Between the World Wars, both law enforcement agencies and criminals used BARs. Perhaps the most notorious user of the BAR during this time was Clyde Barrow of the notorious “Bonnie and Clyde” gangster pair, who used BARs, stolen from National Guard armories, during several robberies in the 1930s. The seven lawmen who killed Bonnie Parker and Barrow used government-provided BARs, as well as shotguns and pistols, during the ambush that killed the pair in Louisiana on 23 May 1934. Four BARs stolen by Barrow from the armories were found in his car after the ambush. An early personal connection with the legendary weapon was formed for the author of this article in 1961 when his father’s boss, Joe Bucheit, came to the author’s Ithaca, New York, home to visit.
Bucheit was a Marine Corps BAR man in the Pacific Theater during World War II. He had turned his head in response to a warning shouted from one of his buddies as several Japanese soldiers firing weapons emerged from a cave. A bullet, which might have hit squarely between his eyes had he not turned after hearing the shouted warning, nicked the bridge of his nose and tore out one of his eyes. Feeling no pain and thinking only that a splinter of rock had momentarily blinded him, he opened fire with his BAR, cutting down all four Japanese soldiers with one long burst. Thirty minutes later during a lull in combat, he asked a Navy corpsman to look at his eye. “It’s gone, Joe, and you are going home,” the corpsman told him. Bucheit gave a remarkable testimonial to the weapon and his own courage. “The BAR was my best friend in combat, but I felt like I got an easy ticket home with my third wound, only losing my eye.”
Bucheit had survived his third Pacific island landing assault, beating the odds for anyone carrying a BAR.
The author’s oldest brother, Jack Cummings, was one of the first U.S. Marine officers in Vietnam in 1965 and a lieutenant leading a Combined Action Platoon of U.S. Marines and South Vietnamese Army soldiers. Jack recently sent the author his written recollections of combat in Vietnam. “Our battalion had several Vietnamese BAR men who served with us in combat. I remember one of them standing tall on a rice paddy dike and opening up on a Viet Cong position with his BAR. I never saw a braver man, or a more awesome one-man weapon.”
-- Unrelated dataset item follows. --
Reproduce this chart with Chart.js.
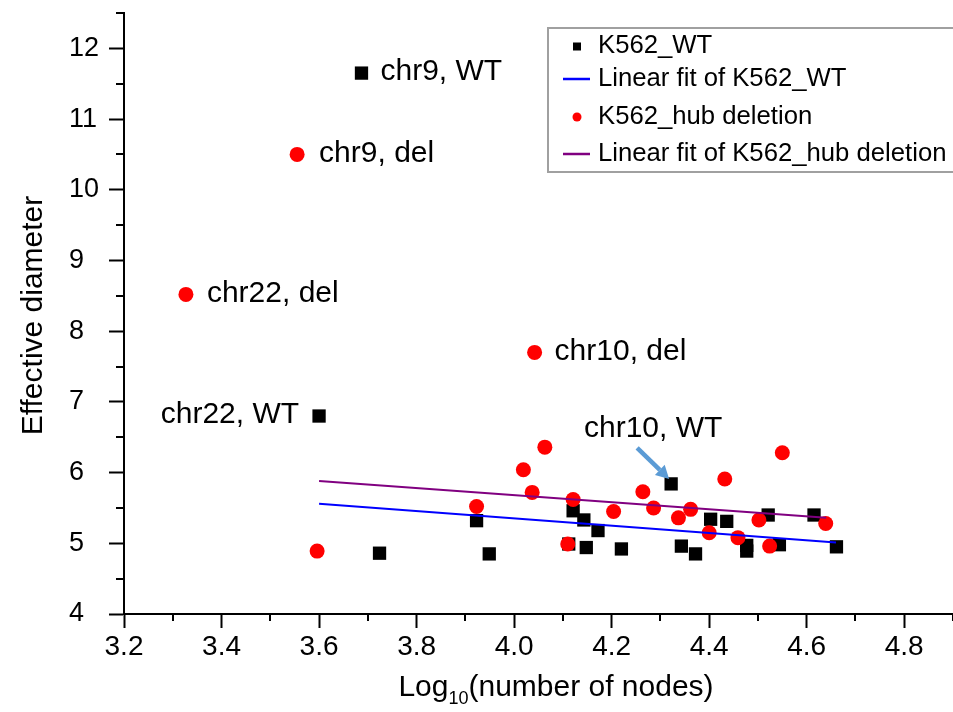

With all the advanced weaponry available to the infantry today, a modern soldier would have difficulty looking back and appreciating the simple equipment provided to the American doughboys of World War I as they fought what was optimistcally referred to as the “war to end all wars.” The Browning Automatic Rifle, when it first arrived in France, must have caused a sensation since it was a weapon so advanced for its time. Even ninety years after its introduction, the BAR’s legacy remains, with its superb design, high power, and reliability securing its prominence in small arms history.